— START OF Information provided —

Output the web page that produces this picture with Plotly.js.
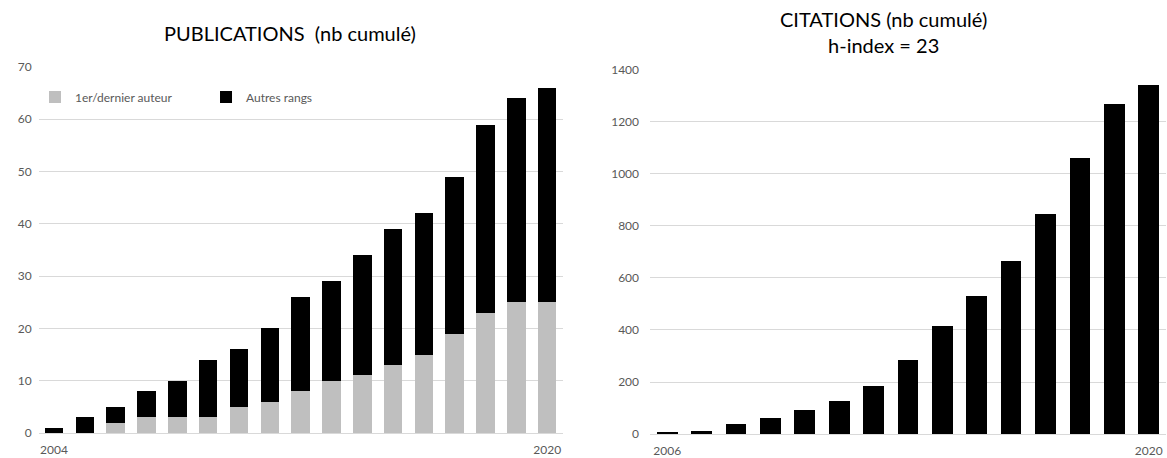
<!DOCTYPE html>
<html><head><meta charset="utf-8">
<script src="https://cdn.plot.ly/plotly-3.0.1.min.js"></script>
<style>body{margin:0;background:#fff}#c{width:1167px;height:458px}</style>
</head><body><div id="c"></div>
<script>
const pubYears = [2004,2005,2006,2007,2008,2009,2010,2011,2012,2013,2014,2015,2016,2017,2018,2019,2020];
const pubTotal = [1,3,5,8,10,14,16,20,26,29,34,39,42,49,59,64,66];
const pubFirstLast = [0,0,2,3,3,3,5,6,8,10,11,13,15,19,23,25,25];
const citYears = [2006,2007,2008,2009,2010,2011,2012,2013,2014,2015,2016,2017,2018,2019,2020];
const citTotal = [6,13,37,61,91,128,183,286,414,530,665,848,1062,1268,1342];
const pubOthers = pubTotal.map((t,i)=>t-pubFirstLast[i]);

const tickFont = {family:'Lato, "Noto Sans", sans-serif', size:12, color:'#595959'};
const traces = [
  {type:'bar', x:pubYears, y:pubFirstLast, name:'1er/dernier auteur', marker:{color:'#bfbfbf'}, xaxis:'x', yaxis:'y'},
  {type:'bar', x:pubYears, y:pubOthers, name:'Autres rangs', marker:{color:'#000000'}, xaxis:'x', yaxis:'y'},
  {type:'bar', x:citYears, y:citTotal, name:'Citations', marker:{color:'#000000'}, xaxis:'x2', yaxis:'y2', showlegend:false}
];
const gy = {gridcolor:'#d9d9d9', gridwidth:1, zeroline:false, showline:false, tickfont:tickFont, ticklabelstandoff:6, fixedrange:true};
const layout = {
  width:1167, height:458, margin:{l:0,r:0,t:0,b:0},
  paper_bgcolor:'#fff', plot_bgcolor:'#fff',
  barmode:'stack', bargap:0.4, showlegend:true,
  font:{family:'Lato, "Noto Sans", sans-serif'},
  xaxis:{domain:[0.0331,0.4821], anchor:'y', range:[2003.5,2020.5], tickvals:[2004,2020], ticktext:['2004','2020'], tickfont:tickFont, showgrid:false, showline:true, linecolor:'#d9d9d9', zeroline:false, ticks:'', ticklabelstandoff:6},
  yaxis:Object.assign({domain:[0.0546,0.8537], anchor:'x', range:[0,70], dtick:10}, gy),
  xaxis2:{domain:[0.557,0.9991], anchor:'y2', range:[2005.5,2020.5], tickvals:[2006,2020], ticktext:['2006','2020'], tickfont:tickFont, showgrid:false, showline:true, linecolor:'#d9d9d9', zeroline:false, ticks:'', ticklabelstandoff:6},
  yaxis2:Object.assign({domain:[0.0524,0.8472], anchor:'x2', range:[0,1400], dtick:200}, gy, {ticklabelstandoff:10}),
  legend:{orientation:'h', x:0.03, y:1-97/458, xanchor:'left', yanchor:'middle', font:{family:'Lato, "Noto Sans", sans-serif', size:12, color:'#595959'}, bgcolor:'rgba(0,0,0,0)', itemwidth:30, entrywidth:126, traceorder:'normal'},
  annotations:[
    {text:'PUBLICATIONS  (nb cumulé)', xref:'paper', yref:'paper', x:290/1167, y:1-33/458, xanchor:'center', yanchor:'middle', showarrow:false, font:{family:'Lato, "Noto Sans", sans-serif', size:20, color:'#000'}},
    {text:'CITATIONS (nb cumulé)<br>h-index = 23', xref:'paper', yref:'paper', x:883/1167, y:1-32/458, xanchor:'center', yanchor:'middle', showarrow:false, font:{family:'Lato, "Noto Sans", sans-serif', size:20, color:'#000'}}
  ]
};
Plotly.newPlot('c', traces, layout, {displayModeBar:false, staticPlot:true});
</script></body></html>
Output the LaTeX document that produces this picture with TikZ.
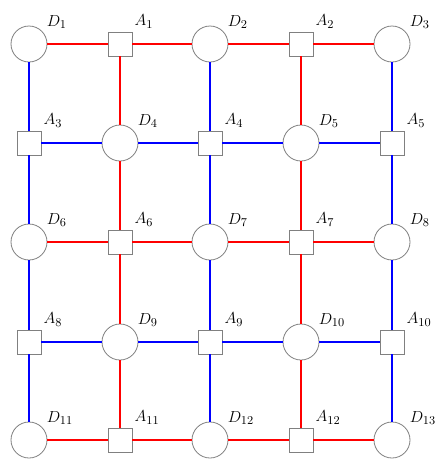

— END OF Information provided —

■ Work to complete
Without the pictures, reproduce every line of the records above exactly.

■ Worked answer
Output the web page that produces this picture with Plotly.js.
<!DOCTYPE html>
<html><head><meta charset="utf-8">
<script src="https://cdn.plot.ly/plotly-3.0.1.min.js"></script>
<style>body{margin:0;background:#fff}#c{width:1167px;height:458px}</style>
</head><body><div id="c"></div>
<script>
const pubYears = [2004,2005,2006,2007,2008,2009,2010,2011,2012,2013,2014,2015,2016,2017,2018,2019,2020];
const pubTotal = [1,3,5,8,10,14,16,20,26,29,34,39,42,49,59,64,66];
const pubFirstLast = [0,0,2,3,3,3,5,6,8,10,11,13,15,19,23,25,25];
const citYears = [2006,2007,2008,2009,2010,2011,2012,2013,2014,2015,2016,2017,2018,2019,2020];
const citTotal = [6,13,37,61,91,128,183,286,414,530,665,848,1062,1268,1342];
const pubOthers = pubTotal.map((t,i)=>t-pubFirstLast[i]);

const tickFont = {family:'Lato, "Noto Sans", sans-serif', size:12, color:'#595959'};
const traces = [
  {type:'bar', x:pubYears, y:pubFirstLast, name:'1er/dernier auteur', marker:{color:'#bfbfbf'}, xaxis:'x', yaxis:'y'},
  {type:'bar', x:pubYears, y:pubOthers, name:'Autres rangs', marker:{color:'#000000'}, xaxis:'x', yaxis:'y'},
  {type:'bar', x:citYears, y:citTotal, name:'Citations', marker:{color:'#000000'}, xaxis:'x2', yaxis:'y2', showlegend:false}
];
const gy = {gridcolor:'#d9d9d9', gridwidth:1, zeroline:false, showline:false, tickfont:tickFont, ticklabelstandoff:6, fixedrange:true};
const layout = {
  width:1167, height:458, margin:{l:0,r:0,t:0,b:0},
  paper_bgcolor:'#fff', plot_bgcolor:'#fff',
  barmode:'stack', bargap:0.4, showlegend:true,
  font:{family:'Lato, "Noto Sans", sans-serif'},
  xaxis:{domain:[0.0331,0.4821], anchor:'y', range:[2003.5,2020.5], tickvals:[2004,2020], ticktext:['2004','2020'], tickfont:tickFont, showgrid:false, showline:true, linecolor:'#d9d9d9', zeroline:false, ticks:'', ticklabelstandoff:6},
  yaxis:Object.assign({domain:[0.0546,0.8537], anchor:'x', range:[0,70], dtick:10}, gy),
  xaxis2:{domain:[0.557,0.9991], anchor:'y2', range:[2005.5,2020.5], tickvals:[2006,2020], ticktext:['2006','2020'], tickfont:tickFont, showgrid:false, showline:true, linecolor:'#d9d9d9', zeroline:false, ticks:'', ticklabelstandoff:6},
  yaxis2:Object.assign({domain:[0.0524,0.8472], anchor:'x2', range:[0,1400], dtick:200}, gy, {ticklabelstandoff:10}),
  legend:{orientation:'h', x:0.03, y:1-97/458, xanchor:'left', yanchor:'middle', font:{family:'Lato, "Noto Sans", sans-serif', size:12, color:'#595959'}, bgcolor:'rgba(0,0,0,0)', itemwidth:30, entrywidth:126, traceorder:'normal'},
  annotations:[
    {text:'PUBLICATIONS  (nb cumulé)', xref:'paper', yref:'paper', x:290/1167, y:1-33/458, xanchor:'center', yanchor:'middle', showarrow:false, font:{family:'Lato, "Noto Sans", sans-serif', size:20, color:'#000'}},
    {text:'CITATIONS (nb cumulé)<br>h-index = 23', xref:'paper', yref:'paper', x:883/1167, y:1-32/458, xanchor:'center', yanchor:'middle', showarrow:false, font:{family:'Lato, "Noto Sans", sans-serif', size:20, color:'#000'}}
  ]
};
Plotly.newPlot('c', traces, layout, {displayModeBar:false, staticPlot:true});
</script></body></html>
Output the LaTeX document that produces this picture with TikZ.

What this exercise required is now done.